There are many confrontations throughout Silence, and each one of them provides an emotionally ravaging experience. The blood boils as these squad leaders fondly reminisce about decapitating supposed communists and cutting off the breasts of women. Tension builds when Adi calls the men’s morality into question, and they react with threats or raised voices. Finally, disappointment arises when it becomes clear that these killers will never take responsibility for their transgressions. It is here that the irony of Adi’s profession comes into play: this man makes a living helping people see the world more clearly, but he cannot compel these men to look to the past with open eyes.
As with his previous work, Oppenheimer distinguishes himself as one of the best documentarians working today. Though both of his films are rooted in the past, they are inextricably tied to the present. He does not rely on stock footage or talking head interviews. He is, above all else, a humane director, more concerned with documenting the tragic legacy of the Indonesian massacre than with detailing various facts or figures.
Right from the beginning, it is clear that Adi will not reach his intended goal. Making these men fully understand the gravity of their actions is a near impossibility. However, this does not make Adi’s journey any less harrowing or significant. Through his interviews and insights into his personal life, viewers are exposed to the insurmountable grief and sorrow experienced by victims’ families.
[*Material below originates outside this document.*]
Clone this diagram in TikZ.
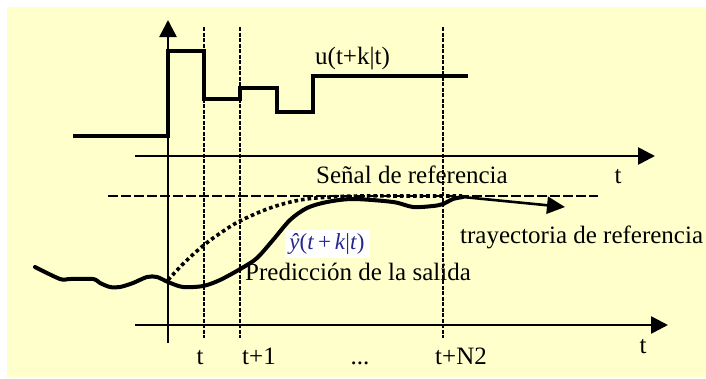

At various moments throughout the film, the camera lingers on Adi’s face, and it becomes clear what constitutes a “look of silence.” As the death squad leaders gleefully recount their most appalling exploits, Adi’s countenance conveys a range of emotions: rage, anguish, disappointment. It also seems to disclose the very questions that will be on many viewers’ minds after seeing the film: How do the perpetrators of so many human atrocities simply ignore their past sins? What does it say about humanity when morality and remorse are so effortlessly dismissed?